→ Data block:
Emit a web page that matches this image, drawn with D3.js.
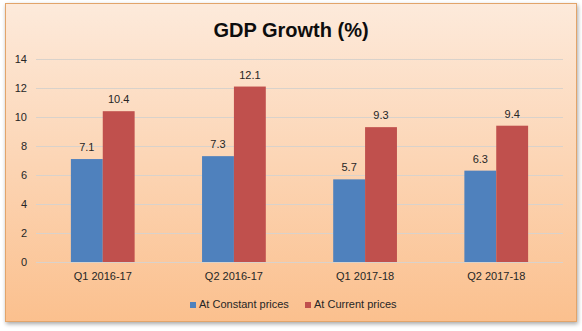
<!DOCTYPE html>
<html>
<head>
<meta charset="utf-8">
<script src="https://cdn.jsdelivr.net/npm/d3@7"></script>
<style>
  body { margin: 0; background: #fff; }
  text { font-family: "Liberation Sans", "Open Sans", sans-serif; fill: #262626; }
</style>
</head>
<body>
<div id="chart"></div>
<script>
// chart data
var quarters = ['Q1 2016-17', 'Q2 2016-17', 'Q1 2017-18', 'Q2 2017-18'];
var seriesNames = ['At Constant prices', 'At Current prices'];
var constantPrices = [7.1, 7.3, 5.7, 6.3];
var currentPrices = [10.4, 12.1, 9.3, 9.4];
var yTicks = [0, 2, 4, 6, 8, 10, 12, 14];
var colors = ['#4f81bd', '#c0504d'];

var W = 582, H = 331;
var plot = { left: 36, right: 563, top: 59, bottom: 262 };

var svg = d3.select('#chart').append('svg')
  .attr('width', W)
  .attr('height', H);

var defs = svg.append('defs');
var grad = defs.append('linearGradient')
  .attr('id', 'bg').attr('x1', 0).attr('y1', 0).attr('x2', 0).attr('y2', 1);
grad.append('stop').attr('offset', '0%').attr('stop-color', '#fdeadb');
grad.append('stop').attr('offset', '100%').attr('stop-color', '#fbc08e');

var shadow = defs.append('filter').attr('id', 'shadow')
  .attr('x', '-5%').attr('y', '-5%').attr('width', '110%').attr('height', '115%');
shadow.append('feGaussianBlur').attr('in', 'SourceAlpha').attr('stdDeviation', 2);
shadow.append('feOffset').attr('dx', 1).attr('dy', 2).attr('result', 'b');
shadow.append('feComponentTransfer').append('feFuncA').attr('type', 'linear').attr('slope', 0.35);
var merge = shadow.append('feMerge');
merge.append('feMergeNode');
merge.append('feMergeNode').attr('in', 'SourceGraphic');

// frame
svg.append('rect')
  .attr('x', 5.5).attr('y', 3.5)
  .attr('width', 571).attr('height', 318)
  .attr('fill', 'url(#bg)')
  .attr('stroke', '#e2a46a')
  .attr('stroke-width', 1)
  .attr('filter', 'url(#shadow)');

// title
svg.append('text')
  .attr('x', 291).attr('y', 37)
  .attr('text-anchor', 'middle')
  .style('font-size', '20px')
  .style('font-weight', 'bold')
  .style('fill', '#0d0d0d')
  .text('GDP Growth (%)');

// scales
var x0 = d3.scaleBand()
  .domain(quarters)
  .range([plot.left, plot.right])
  .paddingInner(0.514)
  .paddingOuter(0.266);

var x1 = d3.scaleBand()
  .domain(seriesNames)
  .range([0, x0.bandwidth()]);

var y = d3.scaleLinear()
  .domain([0, 14])
  .range([plot.bottom, plot.top]);

// gridlines
svg.append('g').selectAll('line').data(yTicks)
  .enter().append('line')
  .attr('x1', plot.left).attr('x2', plot.right)
  .attr('y1', function (d) { return Math.round(y(d)) + 0.5; })
  .attr('y2', function (d) { return Math.round(y(d)) + 0.5; })
  .attr('stroke', '#d9d2cb')
  .attr('stroke-width', 1);

// y axis labels
var yAxis = d3.axisLeft(y).tickValues(yTicks).tickSize(0).tickPadding(9);
var yg = svg.append('g')
  .attr('transform', 'translate(' + plot.left + ',0)')
  .call(yAxis);
yg.select('.domain').remove();
yg.selectAll('text').style('font-size', '11px').attr('font-family', null);

// x axis labels
var xAxis = d3.axisBottom(x0).tickSize(0).tickPadding(10);
var xg = svg.append('g')
  .attr('transform', 'translate(0,' + plot.bottom + ')')
  .call(xAxis);
xg.select('.domain').remove();
xg.selectAll('text').style('font-size', '11px').attr('font-family', null);

// bars
var rows = quarters.map(function (q, i) {
  return { q: q, vals: [constantPrices[i], currentPrices[i]] };
});

var groups = svg.append('g').selectAll('g').data(rows)
  .enter().append('g')
  .attr('transform', function (d) { return 'translate(' + x0(d.q) + ',0)'; });

var cells = groups.selectAll('g').data(function (d) {
    return d.vals.map(function (v, j) { return { name: seriesNames[j], v: v, j: j }; });
  })
  .enter().append('g');

cells.append('rect')
  .attr('x', function (d) { return x1(d.name); })
  .attr('y', function (d) { return y(d.v); })
  .attr('width', x1.bandwidth())
  .attr('height', function (d) { return y(0) - y(d.v); })
  .attr('fill', function (d) { return colors[d.j]; });

cells.append('text')
  .attr('x', function (d) { return x1(d.name) + x1.bandwidth() / 2; })
  .attr('y', function (d) { return y(d.v) - 8; })
  .attr('text-anchor', 'middle')
  .style('font-size', '11px')
  .text(function (d) { return d.v.toFixed(1); });

// legend
var legendX = [190, 305];
var legend = svg.append('g').selectAll('g').data(seriesNames)
  .enter().append('g')
  .attr('transform', function (d, i) { return 'translate(' + legendX[i] + ',302)'; });
legend.append('rect')
  .attr('width', 6).attr('height', 6)
  .attr('fill', function (d, i) { return colors[i]; });
legend.append('text')
  .attr('x', 9).attr('y', 6)
  .style('font-size', '11px')
  .text(function (d) { return d; });
</script>
</body>
</html>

→ Set task: Each line above is to be copied verbatim. Drop any image from the copy.

→ Result of the exercise:
Emit a web page that matches this image, drawn with D3.js.
<!DOCTYPE html>
<html>
<head>
<meta charset="utf-8">
<script src="https://cdn.jsdelivr.net/npm/d3@7"></script>
<style>
  body { margin: 0; background: #fff; }
  text { font-family: "Liberation Sans", "Open Sans", sans-serif; fill: #262626; }
</style>
</head>
<body>
<div id="chart"></div>
<script>
// chart data
var quarters = ['Q1 2016-17', 'Q2 2016-17', 'Q1 2017-18', 'Q2 2017-18'];
var seriesNames = ['At Constant prices', 'At Current prices'];
var constantPrices = [7.1, 7.3, 5.7, 6.3];
var currentPrices = [10.4, 12.1, 9.3, 9.4];
var yTicks = [0, 2, 4, 6, 8, 10, 12, 14];
var colors = ['#4f81bd', '#c0504d'];

var W = 582, H = 331;
var plot = { left: 36, right: 563, top: 59, bottom: 262 };

var svg = d3.select('#chart').append('svg')
  .attr('width', W)
  .attr('height', H);

var defs = svg.append('defs');
var grad = defs.append('linearGradient')
  .attr('id', 'bg').attr('x1', 0).attr('y1', 0).attr('x2', 0).attr('y2', 1);
grad.append('stop').attr('offset', '0%').attr('stop-color', '#fdeadb');
grad.append('stop').attr('offset', '100%').attr('stop-color', '#fbc08e');

var shadow = defs.append('filter').attr('id', 'shadow')
  .attr('x', '-5%').attr('y', '-5%').attr('width', '110%').attr('height', '115%');
shadow.append('feGaussianBlur').attr('in', 'SourceAlpha').attr('stdDeviation', 2);
shadow.append('feOffset').attr('dx', 1).attr('dy', 2).attr('result', 'b');
shadow.append('feComponentTransfer').append('feFuncA').attr('type', 'linear').attr('slope', 0.35);
var merge = shadow.append('feMerge');
merge.append('feMergeNode');
merge.append('feMergeNode').attr('in', 'SourceGraphic');

// frame
svg.append('rect')
  .attr('x', 5.5).attr('y', 3.5)
  .attr('width', 571).attr('height', 318)
  .attr('fill', 'url(#bg)')
  .attr('stroke', '#e2a46a')
  .attr('stroke-width', 1)
  .attr('filter', 'url(#shadow)');

// title
svg.append('text')
  .attr('x', 291).attr('y', 37)
  .attr('text-anchor', 'middle')
  .style('font-size', '20px')
  .style('font-weight', 'bold')
  .style('fill', '#0d0d0d')
  .text('GDP Growth (%)');

// scales
var x0 = d3.scaleBand()
  .domain(quarters)
  .range([plot.left, plot.right])
  .paddingInner(0.514)
  .paddingOuter(0.266);

var x1 = d3.scaleBand()
  .domain(seriesNames)
  .range([0, x0.bandwidth()]);

var y = d3.scaleLinear()
  .domain([0, 14])
  .range([plot.bottom, plot.top]);

// gridlines
svg.append('g').selectAll('line').data(yTicks)
  .enter().append('line')
  .attr('x1', plot.left).attr('x2', plot.right)
  .attr('y1', function (d) { return Math.round(y(d)) + 0.5; })
  .attr('y2', function (d) { return Math.round(y(d)) + 0.5; })
  .attr('stroke', '#d9d2cb')
  .attr('stroke-width', 1);

// y axis labels
var yAxis = d3.axisLeft(y).tickValues(yTicks).tickSize(0).tickPadding(9);
var yg = svg.append('g')
  .attr('transform', 'translate(' + plot.left + ',0)')
  .call(yAxis);
yg.select('.domain').remove();
yg.selectAll('text').style('font-size', '11px').attr('font-family', null);

// x axis labels
var xAxis = d3.axisBottom(x0).tickSize(0).tickPadding(10);
var xg = svg.append('g')
  .attr('transform', 'translate(0,' + plot.bottom + ')')
  .call(xAxis);
xg.select('.domain').remove();
xg.selectAll('text').style('font-size', '11px').attr('font-family', null);

// bars
var rows = quarters.map(function (q, i) {
  return { q: q, vals: [constantPrices[i], currentPrices[i]] };
});

var groups = svg.append('g').selectAll('g').data(rows)
  .enter().append('g')
  .attr('transform', function (d) { return 'translate(' + x0(d.q) + ',0)'; });

var cells = groups.selectAll('g').data(function (d) {
    return d.vals.map(function (v, j) { return { name: seriesNames[j], v: v, j: j }; });
  })
  .enter().append('g');

cells.append('rect')
  .attr('x', function (d) { return x1(d.name); })
  .attr('y', function (d) { return y(d.v); })
  .attr('width', x1.bandwidth())
  .attr('height', function (d) { return y(0) - y(d.v); })
  .attr('fill', function (d) { return colors[d.j]; });

cells.append('text')
  .attr('x', function (d) { return x1(d.name) + x1.bandwidth() / 2; })
  .attr('y', function (d) { return y(d.v) - 8; })
  .attr('text-anchor', 'middle')
  .style('font-size', '11px')
  .text(function (d) { return d.v.toFixed(1); });

// legend
var legendX = [190, 305];
var legend = svg.append('g').selectAll('g').data(seriesNames)
  .enter().append('g')
  .attr('transform', function (d, i) { return 'translate(' + legendX[i] + ',302)'; });
legend.append('rect')
  .attr('width', 6).attr('height', 6)
  .attr('fill', function (d, i) { return colors[i]; });
legend.append('text')
  .attr('x', 9).attr('y', 6)
  .style('font-size', '11px')
  .text(function (d) { return d; });
</script>
</body>
</html>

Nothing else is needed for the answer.